Given the resultant debt relief, Deutsche Bank does not believe another capital raising is nigh, but the broker does add the caveat “all things being equal”. Credit Suisse believes another raising may become an issue in twelve months if the iron ore price does not increase. CIMB suggests the difference between the announced raising being sufficient in the medium term or simply a short-term fix “relies entirely on your view of the iron ore price”.

One wonders what the Arrium board is thinking today, in light of last night’s 4% bounce.

No one was more taken aback by the announcement than Macquarie. The broker just last week had taken an axe to its iron ore price forecasts which resulted in forecast earnings slashes and ratings downgrades to several miners under coverage. ARI did not escape, suffering a 60% forecast reduction in FY15-16 earnings, a cut in the FY15 dividend to zero and a downgrade to Underperform. Macquarie dropped its target to 78c from 86c at the time.

The broker has now cut its FY15 earnings forecast by another 69%, shocked that the performance of Arrium’s underlying business is actually worse than last week’s earnings cuts implied. Macquarie’s target now falls to 51c.

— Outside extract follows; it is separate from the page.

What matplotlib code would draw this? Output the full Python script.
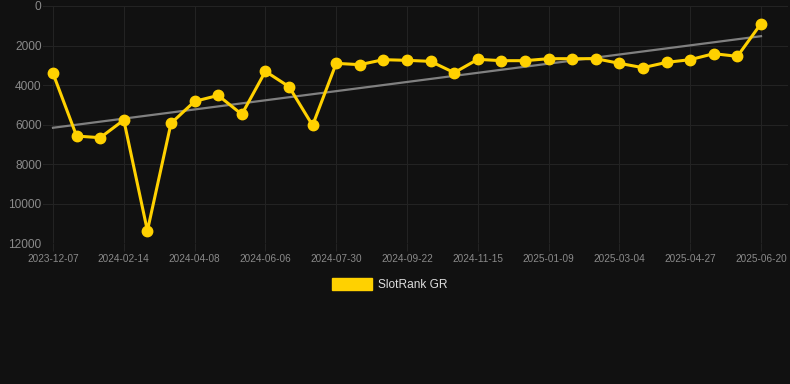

Credit Suisse already had an Underperform rating and notes the raising on an already depressed share price reflects “a significant deterioration in earnings on an already stressed balance sheet”. The broker’s target falls to 67c from 80c.

Citi and CIMB have both responded with downgrades to Sell (or Reduce in CIMB’s case).

Citi acknowledges that investors would have been expecting some impact from the lower iron ore price but the surprise weakness in steel is likely to drive greater investor caution, the broker warns. Investment may well flow to larger iron ore names with lower costs (ARI is one of country’ highest cost producers) or to less diversified steel names with greater domestic leverage to a performing residential cycle, ie Bluescope ((BSL)). Citi has dropped its target to 52c from 90c.

CIMB happened to be in the process of dropping its long term iron ore price forecast to US$80/t from US$95/t when the news broke. Adding the raising into the mix sees the broker drop its ARI target all the way to 30c from 66c. It is thus of little surprise, with regards the rights issue, CIMB declares “we would not participate at 48c”.

Deutsche Bank is retaining Hold given the ARI share price is trading in line with the broker’s new target. JP Morgan is sticking with Neutral after dropping its target to 60c from 90c, “given the negative sentiment around iron ore”.

Morgan Stanley retains an Equal-weight rating on its own forecast of a US$90 iron ore price base case for 2015, while Goldman Sachs retains Neutral so far on a quick first look.